Print the lines from the one that contains "Rebuild this chart" to the one that contains "import matplotlib.pyplot as plt", inclusive, exactly as they appear, and please drop any pictures.

>> START MATERIALS PROVIDED

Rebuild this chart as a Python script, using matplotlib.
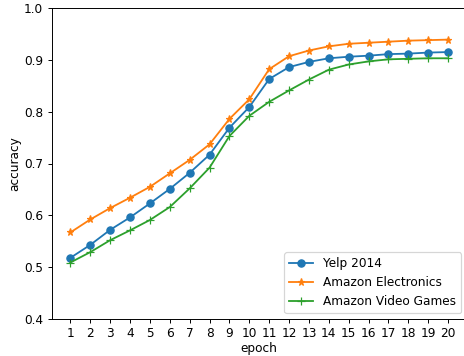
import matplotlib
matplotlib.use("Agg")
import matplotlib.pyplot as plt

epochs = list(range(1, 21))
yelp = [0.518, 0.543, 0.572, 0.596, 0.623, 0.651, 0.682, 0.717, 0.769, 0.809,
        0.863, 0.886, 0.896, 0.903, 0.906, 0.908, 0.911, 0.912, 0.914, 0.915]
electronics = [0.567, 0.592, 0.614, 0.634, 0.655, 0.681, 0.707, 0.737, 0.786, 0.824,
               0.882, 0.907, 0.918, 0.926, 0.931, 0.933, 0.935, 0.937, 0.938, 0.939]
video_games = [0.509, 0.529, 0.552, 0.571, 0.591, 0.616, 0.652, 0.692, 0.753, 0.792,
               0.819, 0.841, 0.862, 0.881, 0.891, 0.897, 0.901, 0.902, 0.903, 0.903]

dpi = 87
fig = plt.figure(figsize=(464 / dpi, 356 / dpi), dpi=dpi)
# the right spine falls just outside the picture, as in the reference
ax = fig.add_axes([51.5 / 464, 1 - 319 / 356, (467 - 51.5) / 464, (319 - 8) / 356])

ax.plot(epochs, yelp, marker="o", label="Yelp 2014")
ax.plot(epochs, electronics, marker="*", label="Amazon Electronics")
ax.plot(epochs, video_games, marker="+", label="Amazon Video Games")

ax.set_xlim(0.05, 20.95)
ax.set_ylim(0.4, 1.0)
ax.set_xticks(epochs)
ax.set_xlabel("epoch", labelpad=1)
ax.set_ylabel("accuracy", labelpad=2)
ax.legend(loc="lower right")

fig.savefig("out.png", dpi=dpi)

>> END MATERIALS PROVIDED
>> START MATERIALS PROVIDED

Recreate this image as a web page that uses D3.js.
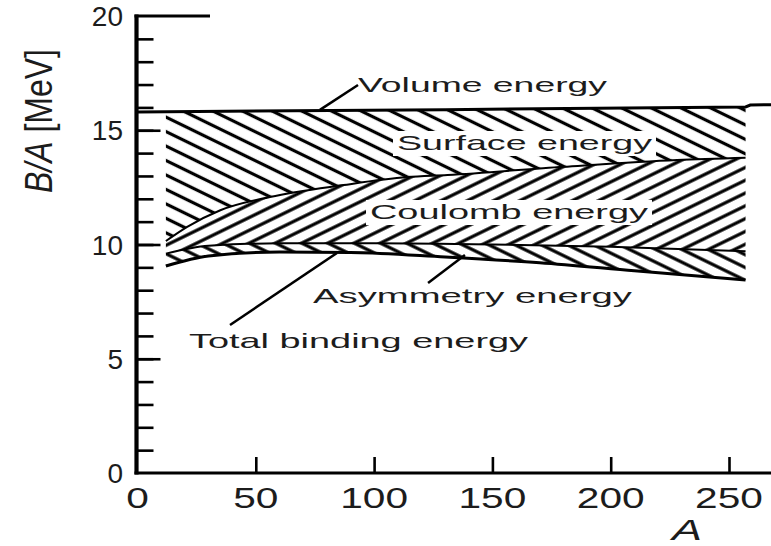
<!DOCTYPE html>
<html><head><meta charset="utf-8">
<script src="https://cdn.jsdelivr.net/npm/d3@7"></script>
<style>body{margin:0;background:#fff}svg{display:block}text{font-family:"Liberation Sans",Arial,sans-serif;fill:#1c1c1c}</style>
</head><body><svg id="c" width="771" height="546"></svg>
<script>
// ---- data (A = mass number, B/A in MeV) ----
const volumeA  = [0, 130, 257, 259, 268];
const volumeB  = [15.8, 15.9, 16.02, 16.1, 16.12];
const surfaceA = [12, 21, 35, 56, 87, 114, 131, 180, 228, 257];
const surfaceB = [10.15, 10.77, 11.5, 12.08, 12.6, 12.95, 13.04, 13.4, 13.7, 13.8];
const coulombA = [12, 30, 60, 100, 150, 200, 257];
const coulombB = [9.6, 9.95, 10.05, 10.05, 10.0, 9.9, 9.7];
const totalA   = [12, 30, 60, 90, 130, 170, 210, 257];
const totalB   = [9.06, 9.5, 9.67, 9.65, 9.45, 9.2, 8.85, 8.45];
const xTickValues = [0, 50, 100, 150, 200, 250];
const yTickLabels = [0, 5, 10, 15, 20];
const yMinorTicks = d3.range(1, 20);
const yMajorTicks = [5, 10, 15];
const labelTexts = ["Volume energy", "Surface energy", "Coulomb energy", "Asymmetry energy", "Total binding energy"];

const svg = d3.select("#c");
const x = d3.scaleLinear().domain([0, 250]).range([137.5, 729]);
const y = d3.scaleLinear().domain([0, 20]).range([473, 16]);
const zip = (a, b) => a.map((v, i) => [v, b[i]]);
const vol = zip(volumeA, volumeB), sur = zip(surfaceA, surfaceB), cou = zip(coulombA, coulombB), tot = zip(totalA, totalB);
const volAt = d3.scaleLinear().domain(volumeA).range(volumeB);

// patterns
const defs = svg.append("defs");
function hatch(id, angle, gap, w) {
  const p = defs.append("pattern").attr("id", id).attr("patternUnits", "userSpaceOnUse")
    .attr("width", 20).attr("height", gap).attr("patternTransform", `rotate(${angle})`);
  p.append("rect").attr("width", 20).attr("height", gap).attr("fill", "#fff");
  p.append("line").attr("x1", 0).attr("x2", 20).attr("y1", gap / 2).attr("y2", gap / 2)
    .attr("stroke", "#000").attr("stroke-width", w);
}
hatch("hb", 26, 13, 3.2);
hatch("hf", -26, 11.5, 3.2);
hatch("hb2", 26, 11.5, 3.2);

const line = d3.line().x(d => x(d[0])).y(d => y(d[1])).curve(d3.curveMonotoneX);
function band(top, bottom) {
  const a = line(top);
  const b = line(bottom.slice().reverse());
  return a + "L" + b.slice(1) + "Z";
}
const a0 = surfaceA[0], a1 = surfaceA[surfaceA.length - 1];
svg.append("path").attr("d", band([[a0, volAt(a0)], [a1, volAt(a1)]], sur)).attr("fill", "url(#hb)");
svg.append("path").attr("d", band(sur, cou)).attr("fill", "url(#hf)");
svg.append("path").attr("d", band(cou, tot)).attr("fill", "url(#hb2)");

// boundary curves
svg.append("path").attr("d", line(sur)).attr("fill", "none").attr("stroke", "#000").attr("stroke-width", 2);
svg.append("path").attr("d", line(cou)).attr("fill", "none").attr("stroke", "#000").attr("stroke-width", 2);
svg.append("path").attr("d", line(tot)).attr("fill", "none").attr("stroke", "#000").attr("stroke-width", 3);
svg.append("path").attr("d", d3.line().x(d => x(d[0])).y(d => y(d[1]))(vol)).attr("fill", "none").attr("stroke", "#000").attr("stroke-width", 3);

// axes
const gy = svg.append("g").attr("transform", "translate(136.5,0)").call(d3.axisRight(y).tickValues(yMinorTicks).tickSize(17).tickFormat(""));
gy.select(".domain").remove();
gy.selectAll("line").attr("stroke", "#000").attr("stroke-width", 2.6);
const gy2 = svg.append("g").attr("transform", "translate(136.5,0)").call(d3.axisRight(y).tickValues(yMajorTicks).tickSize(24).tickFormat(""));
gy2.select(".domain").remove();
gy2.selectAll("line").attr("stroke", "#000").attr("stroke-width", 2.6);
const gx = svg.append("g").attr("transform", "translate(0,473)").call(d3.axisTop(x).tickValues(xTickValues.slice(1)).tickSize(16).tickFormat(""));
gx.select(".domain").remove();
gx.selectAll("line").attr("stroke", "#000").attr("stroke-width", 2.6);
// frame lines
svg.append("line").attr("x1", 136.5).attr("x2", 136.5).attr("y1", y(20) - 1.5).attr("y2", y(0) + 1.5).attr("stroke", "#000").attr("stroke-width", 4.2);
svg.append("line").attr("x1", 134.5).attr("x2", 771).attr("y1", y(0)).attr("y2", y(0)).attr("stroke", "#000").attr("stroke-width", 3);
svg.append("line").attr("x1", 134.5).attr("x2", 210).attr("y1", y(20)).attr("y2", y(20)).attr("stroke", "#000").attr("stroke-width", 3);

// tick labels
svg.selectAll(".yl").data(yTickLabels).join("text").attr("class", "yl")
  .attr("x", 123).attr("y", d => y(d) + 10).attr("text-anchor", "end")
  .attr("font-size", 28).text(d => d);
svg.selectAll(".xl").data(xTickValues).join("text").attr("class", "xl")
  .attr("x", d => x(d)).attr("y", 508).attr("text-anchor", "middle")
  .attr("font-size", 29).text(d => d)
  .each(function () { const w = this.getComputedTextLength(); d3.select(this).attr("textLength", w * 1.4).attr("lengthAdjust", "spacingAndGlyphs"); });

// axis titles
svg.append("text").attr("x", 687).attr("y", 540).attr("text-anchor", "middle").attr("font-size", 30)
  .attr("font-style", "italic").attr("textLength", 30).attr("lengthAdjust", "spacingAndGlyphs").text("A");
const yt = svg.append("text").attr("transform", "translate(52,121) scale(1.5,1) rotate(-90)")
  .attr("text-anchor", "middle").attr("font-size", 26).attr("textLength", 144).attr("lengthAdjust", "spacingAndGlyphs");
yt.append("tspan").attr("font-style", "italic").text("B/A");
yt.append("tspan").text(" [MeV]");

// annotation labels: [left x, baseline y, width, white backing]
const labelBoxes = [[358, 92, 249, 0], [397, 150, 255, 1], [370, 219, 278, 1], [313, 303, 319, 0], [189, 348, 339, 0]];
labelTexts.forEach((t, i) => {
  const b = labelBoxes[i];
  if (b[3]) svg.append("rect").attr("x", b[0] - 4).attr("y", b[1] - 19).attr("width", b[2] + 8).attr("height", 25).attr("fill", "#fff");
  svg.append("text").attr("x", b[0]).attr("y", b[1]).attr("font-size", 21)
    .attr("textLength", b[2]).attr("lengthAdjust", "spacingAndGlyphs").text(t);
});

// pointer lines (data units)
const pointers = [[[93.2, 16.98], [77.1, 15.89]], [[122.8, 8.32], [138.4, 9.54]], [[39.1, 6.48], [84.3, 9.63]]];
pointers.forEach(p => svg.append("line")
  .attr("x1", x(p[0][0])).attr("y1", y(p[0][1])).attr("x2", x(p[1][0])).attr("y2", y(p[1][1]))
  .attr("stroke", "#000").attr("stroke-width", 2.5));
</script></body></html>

>> END MATERIALS PROVIDED

THE SOLUTION →
Rebuild this chart as a Python script, using matplotlib.
import matplotlib
matplotlib.use("Agg")
import matplotlib.pyplot as plt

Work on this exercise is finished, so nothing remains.